Tamale Pie doesn't have much resemblance to tamales, and it really isn't a pie.
"So, what is it then?" you ask. There are lots of versions of tamale pie, but it is essentially made with chili topped with either cornbread or polenta and cheese and then baked in the oven.
This version of tamale pie is made entirely on the stove top, and takes no time to prepare. Think of it as chili with cheese and cornbread dumplings!
The sweet cornbread topping is the perfect contrast to the spicy chili. If your mom made tamale pie for dinner when you were growing up, you will enjoy this trip down memory lane. If you've never heard of tamale pie, but like chili and cornbread, you'll love this dish too.
I think the best part is the spot where the cornbread and chili meld together, sopping up that chili flavor into the cornbread.
Guess what folks. It's Secret Recipe Club reveal day! What is Secret Recipe Club? We are a group of bloggers who are secretly assigned a blog once a month from which to choose a recipe. On reveal day, we all post the recipes we chose.

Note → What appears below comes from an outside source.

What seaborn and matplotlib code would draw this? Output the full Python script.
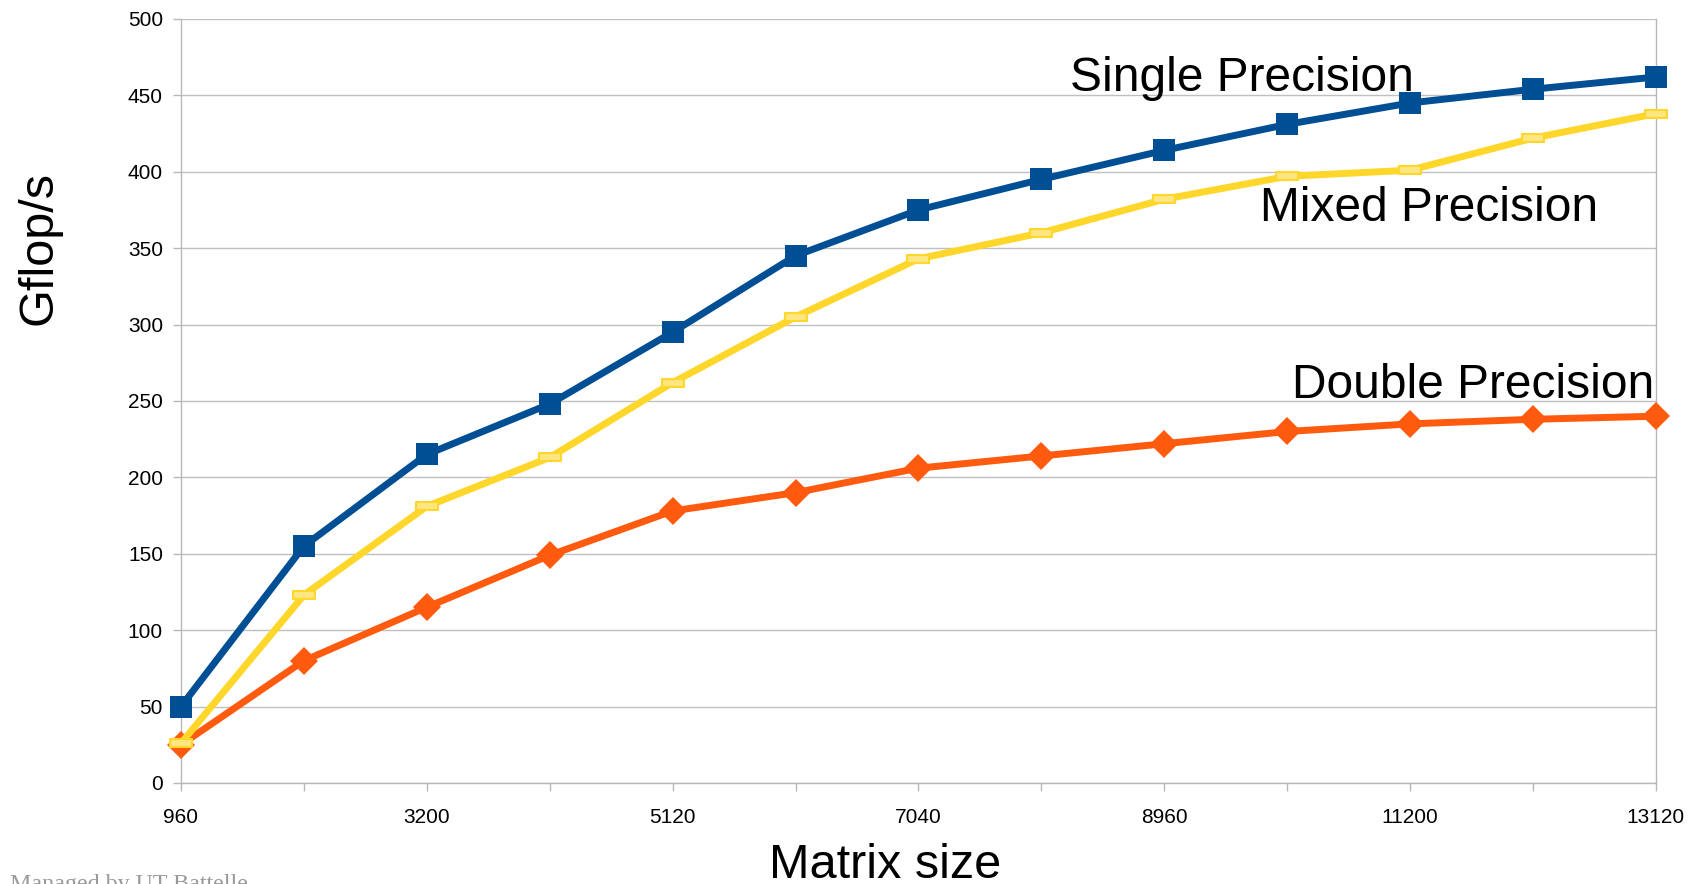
import numpy as np
import pandas as pd
import matplotlib
matplotlib.use("Agg")
import matplotlib.pyplot as plt
from matplotlib.path import Path
import seaborn as sns

# Matrix sizes (categorical axis, every other one labelled)
matrix_sizes = [960, 2240, 3200, 4160, 5120, 6080, 7040, 8000, 8960, 10240, 11200, 12160, 13120]
single_gflops = [50, 155, 215, 248, 295, 345, 375, 395, 414, 431, 445, 454, 462]
mixed_gflops = [26, 123, 181, 213, 262, 305, 343, 360, 382, 397, 401, 422, 438]
double_gflops = [25, 80, 115, 149, 178, 190, 206, 214, 222, 230, 235, 238, 240]
y_ticks = [0, 50, 100, 150, 200, 250, 300, 350, 400, 450, 500]

sns.set_theme(style="white")
plt.rcParams["font.family"] = ["Liberation Sans", "DejaVu Sans"]
plt.rcParams["text.color"] = "black"

fig = plt.figure(figsize=(16.93, 8.84), dpi=100)
ax = fig.add_axes([0.1069, 0.1143, 0.8712, 0.8643])

pos = np.arange(len(matrix_sizes))
df = pd.DataFrame({"pos": pos, "single": single_gflops,
                   "mixed": mixed_gflops, "double": double_gflops})

bar_marker = Path([(-1, -0.32), (1, -0.32), (1, 0.32), (-1, 0.32), (-1, -0.32)],
                  [Path.MOVETO, Path.LINETO, Path.LINETO, Path.LINETO, Path.CLOSEPOLY])

sns.lineplot(data=df, x="pos", y="double", ax=ax, color="#ff5a0e", linewidth=5,
             marker="D", markersize=14, markeredgewidth=0, zorder=3, clip_on=False)
sns.lineplot(data=df, x="pos", y="mixed", ax=ax, color="#ffd62a", linewidth=5,
             marker=bar_marker, markersize=16, markerfacecolor="#ffe680",
             markeredgecolor="#ffd62a", markeredgewidth=1.5, zorder=4, clip_on=False)
sns.lineplot(data=df, x="pos", y="single", ax=ax, color="#004f94", linewidth=5,
             marker="s", markersize=16, markeredgewidth=0, zorder=5, clip_on=False)

ax.set_xlim(0, len(matrix_sizes) - 1)
ax.set_ylim(0, 500)
ax.set_yticks(y_ticks)
ax.set_yticklabels([str(v) for v in y_ticks], fontsize=15)
ax.set_xticks(pos)
ax.set_xticklabels([str(m) if i % 2 == 0 else "" for i, m in enumerate(matrix_sizes)],
                   fontsize=15)

ax.grid(axis="y", color="#c0c0c0", linewidth=1)
ax.grid(axis="x", visible=False)
for side in ["left", "bottom", "right"]:
    ax.spines[side].set_color("#b8b8b8")
    ax.spines[side].set_linewidth(1)
ax.spines["top"].set_visible(False)
ax.tick_params(axis="y", length=6, width=1, color="#b8b8b8", labelcolor="black",
               direction="out", left=True, pad=7)
ax.tick_params(axis="x", length=6, width=1, color="#b8b8b8", labelcolor="black",
               direction="out", bottom=True, pad=12)

ax.set_xlabel("")
ax.set_ylabel("")

ax.text(7.23, 461, "Single Precision", fontsize=34.5, va="center", ha="left", zorder=6)
ax.text(8.78, 376, "Mixed Precision", fontsize=34.5, va="center", ha="left", zorder=6)
ax.text(9.04, 260, "Double Precision", fontsize=34.5, va="center", ha="left", zorder=6)

fig.text(0.023, 0.72, "Gflop/s", fontsize=35, rotation=90, ha="center", va="center")
fig.text(0.523, 0.021, "Matrix size", fontsize=35, ha="center", va="center")
fig.text(0.006, -0.012, "Managed by UT Battelle", fontsize=17.3, color="#9a9a9a",
         family=["Liberation Serif", "DejaVu Serif"], ha="left", va="bottom")

fig.savefig("out.png", dpi=100)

This month, I was assigned Jess' blog, Flying on Jess Fuel. Jess is so adorable. She is married to a Navy pilot, and they are the cutest couple ever. Jess always stops by my blog on reveal day and has the nicest things to say (thanks Jess!). Needless to say, I was really happy to be assigned her blog. Plus, Jess likes spicy food (as do I)!
There are so many wonderful dishes on her blog. I narrowed my choices down to Jess's Taco Salad and this Stove Top Tamale Pie. I'm definitely making the taco salad soon.

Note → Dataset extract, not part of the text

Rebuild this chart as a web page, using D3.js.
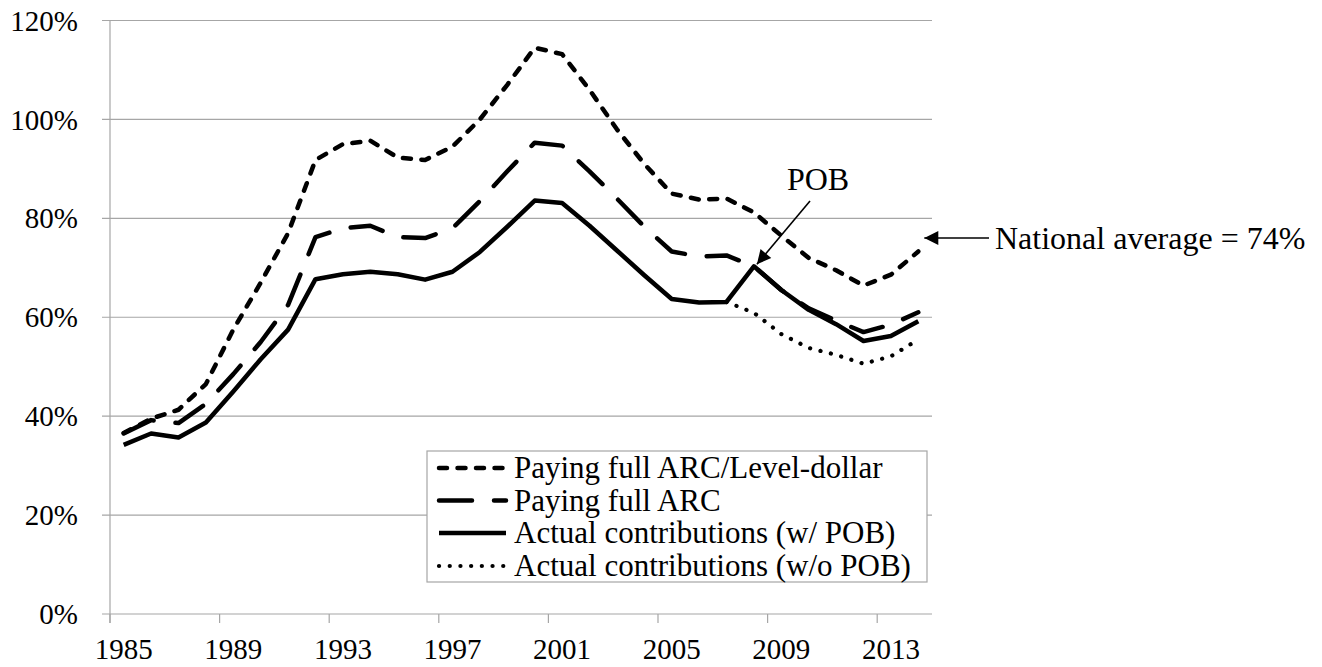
<!DOCTYPE html>
<html>
<head>
<meta charset="utf-8">
<script src="https://cdn.jsdelivr.net/npm/d3@7"></script>
<style>
  html, body { margin: 0; padding: 0; background: #fff; }
  svg { display: block; }
  text { font-family: "Liberation Serif", "Times New Roman", serif; fill: #000; }
</style>
</head>
<body>
<svg id="chart" width="1322" height="667"></svg>
<script>
const years = [1985,1986,1987,1988,1989,1990,1991,1992,1993,1994,1995,1996,1997,1998,1999,
               2000,2001,2002,2003,2004,2005,2006,2007,2008,2009,2010,2011,2012,2013,2014];
const levelDollar = [36.6,39.5,41.3,46.5,57.5,67.0,77.0,91.8,95.0,95.7,92.3,91.8,94.5,100.0,107.0,
                     114.5,113.2,106.0,98.0,91.0,85.0,83.8,84.0,81.2,76.5,72.0,69.5,66.4,68.6,73.3];
const fullARC = [36.5,39.2,38.6,42.5,48.5,55.0,62.5,76.2,78.0,78.5,76.2,76.0,78.0,83.5,89.5,
                 95.3,94.7,89.5,84.0,78.3,73.3,72.3,72.5,70.3,65.5,61.8,59.3,57.0,58.5,61.0];
const actualWithPOB = [34.2,36.5,35.7,38.7,45.0,51.5,57.5,67.7,68.7,69.2,68.7,67.6,69.2,73.2,78.3,
                       83.6,83.1,78.5,73.5,68.5,63.7,63.0,63.1,70.3,65.5,61.5,58.6,55.2,56.2,59.2];
const actualWithoutPOB = [null,null,null,null,null,null,null,null,null,null,null,null,null,null,null,
                          null,null,null,null,null,null,null,63.1,60.9,56.6,53.8,52.4,50.6,52.1,55.5];
const yTicks = [0,20,40,60,80,100,120];
const xTickYears = [1985,1989,1993,1997,2001,2005,2009,2013];
const seriesNames = ["Paying full ARC/Level-dollar","Paying full ARC","Actual contributions (w/ POB)","Actual contributions (w/o POB)"];

const svg = d3.select("#chart");
const plotLeft = 110, plotRight = 932, plotTop = 20.5, plotBottom = 614;
const gridColor = "#a6a6a6";

const x = d3.scaleBand().domain(years).range([plotLeft, plotRight]).padding(0);
const cx = yr => x(yr) + x.bandwidth() / 2;
const y = d3.scaleLinear().domain([0, 120]).range([plotBottom, plotTop]);

// gridlines
svg.append("g").selectAll("line").data(yTicks).join("line")
  .attr("x1", plotLeft - 8).attr("x2", plotRight)
  .attr("y1", d => y(d)).attr("y2", d => y(d))
  .attr("stroke", gridColor).attr("stroke-width", 1.2);

// y axis line
svg.append("line").attr("x1", plotLeft).attr("x2", plotLeft)
  .attr("y1", y(120)).attr("y2", plotBottom + 9)
  .attr("stroke", gridColor).attr("stroke-width", 1.2);

// x ticks (between categories)
svg.append("g").selectAll("line").data(xTickYears).join("line")
  .attr("x1", d => x(d)).attr("x2", d => x(d))
  .attr("y1", plotBottom).attr("y2", plotBottom + 9)
  .attr("stroke", gridColor).attr("stroke-width", 1.2);

// y labels
svg.append("g").selectAll("text").data(yTicks).join("text")
  .attr("x", 78).attr("y", d => y(d)).attr("dy", "0.35em")
  .attr("text-anchor", "end").attr("font-size", 29)
  .text(d => d + "%");

// x labels
svg.append("g").selectAll("text").data(xTickYears).join("text")
  .attr("x", d => cx(d)).attr("y", 659)
  .attr("text-anchor", "middle").attr("font-size", 29)
  .text(d => d);

const styles = [
  { data: levelDollar, dash: "8,10.5", cap: "round", w: 4.5 },
  { data: fullARC, dash: "33,22", cap: "round", w: 4.5 },
  { data: actualWithPOB, dash: null, cap: "butt", w: 4.5 },
  { data: actualWithoutPOB, dash: "0.1,10.6", cap: "round", w: 4.2 }
];

const line = d3.line()
  .defined(d => d[1] !== null)
  .x(d => cx(d[0]))
  .y(d => y(d[1]));

styles.forEach(s => {
  svg.append("path")
    .datum(years.map((yr, i) => [yr, s.data[i]]))
    .attr("d", line)
    .attr("fill", "none")
    .attr("stroke", "#000")
    .attr("stroke-width", s.w)
    .attr("stroke-linejoin", "round")
    .attr("stroke-linecap", s.cap)
    .attr("stroke-dasharray", s.dash);
});

// legend
const lg = svg.append("g");
lg.append("rect").attr("x", 427).attr("y", 451).attr("width", 500).attr("height", 131)
  .attr("fill", "#fff").attr("stroke", gridColor).attr("stroke-width", 1.2);
const rowY = [468, 500.5, 533, 566];
styles.forEach((s, i) => {
  lg.append("line")
    .attr("x1", 439).attr("x2", 506)
    .attr("y1", rowY[i]).attr("y2", rowY[i])
    .attr("stroke", "#000").attr("stroke-width", s.w)
    .attr("stroke-linecap", s.cap)
    .attr("stroke-dasharray", s.dash);
  lg.append("text")
    .attr("x", 514).attr("y", rowY[i]).attr("dy", "0.33em")
    .attr("font-size", 31)
    .text(seriesNames[i]);
});

// arrow marker
const defs = svg.append("defs");
defs.append("marker").attr("id", "arrow")
  .attr("viewBox", "0 0 10 10").attr("refX", 10).attr("refY", 5)
  .attr("markerWidth", 16).attr("markerHeight", 14)
  .attr("markerUnits", "userSpaceOnUse")
  .attr("orient", "auto")
  .append("path").attr("d", "M0,0 L10,5 L0,10 Z").attr("fill", "#000");

// POB annotation
const pobYear = 2008;
svg.append("text").attr("x", 818).attr("y", 190)
  .attr("text-anchor", "middle").attr("font-size", 32).text("POB");
svg.append("line")
  .attr("x1", 810).attr("y1", 201)
  .attr("x2", cx(pobYear) + 3).attr("y2", y(actualWithPOB[years.indexOf(pobYear)]) - 2)
  .attr("stroke", "#000").attr("stroke-width", 1.6)
  .attr("marker-end", "url(#arrow)");

// National average annotation
const lastYear = 2014;
svg.append("line")
  .attr("x1", 989).attr("y1", 238)
  .attr("x2", cx(lastYear) + 6).attr("y2", 238)
  .attr("stroke", "#000").attr("stroke-width", 1.6)
  .attr("marker-end", "url(#arrow)");
svg.append("text").attr("x", 995).attr("y", 249)
  .attr("font-size", 32).text("National average = 74%");
</script>
</body>
</html>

I added some chopped onions to the beef because I had half of an onion in the refrigerator leftover from making this Stir Fry. I also used fresh oregano, because we have some growing in our garden! Other than that, I followed Jess' recipe pretty much as written. I used hot paprika, but you could probably use sweet (I just couldn't find mine!).
I used a 12 inch saute pan so that the chili could peek out from under the cornbread. A more traditional tamale pie has a solid layer of cornbread "crust." If you prefer that, just use a 10 inch pan. I dropped the cornbread batter onto the chili with a small ice cream scoop, but a tablespoon would work just fine.
This was a very tasty dish, and one that I will be making again.
Stove Top Tamale Pie
1 1/2 pounds ground beef
1/2 large onion, chopped (optional)
2 T chile powder (I used chipotle chile powder)
1/2 tsp granulated onion
1/2 tsp granulated garlic
1/2 tsp red pepper flakes
1/2 tsp dried or 1 1/2 tsp fresh oregano
1 tsp paprika
1 T ground cumin
2 tsp salt
2 tsp fresh ground pepper
2 (8 oz) cans tomato sauce
1 (14 oz) can kidney beans, undrained
2/3 C all purpose flour
1/2 C yellow cornmeal (I used medium grind)
3 T sugar
1 T baking powder
1/4 tsp salt
2 T vegetable oil
1/3 C milk
1 C shredded cheddar cheese
1/4 C sliced green onions
Cilantro sprigs (optional)
- In a large skillet or saute pan, brown the meat over medium high heat. As the meat begins to cook, add the optional onions.
- Drain the grease from the pan, add the spices, tomato sauce, and kidney beans.
- Bring the mixture to a boil, reduce the heat, cover, and simmer for 10 minutes.
- While the chili is simmering, mix the cornbread ingredients until just combined.
- Drop the batter by tablespoon over the chili. Cover and cook on low for 15 minutes, until the cornbread is fully cooked.
- Sprinkle with the cheese and green onions and cover to cook until the cheese is melted.
- Top with the cilantro sprigs to serve.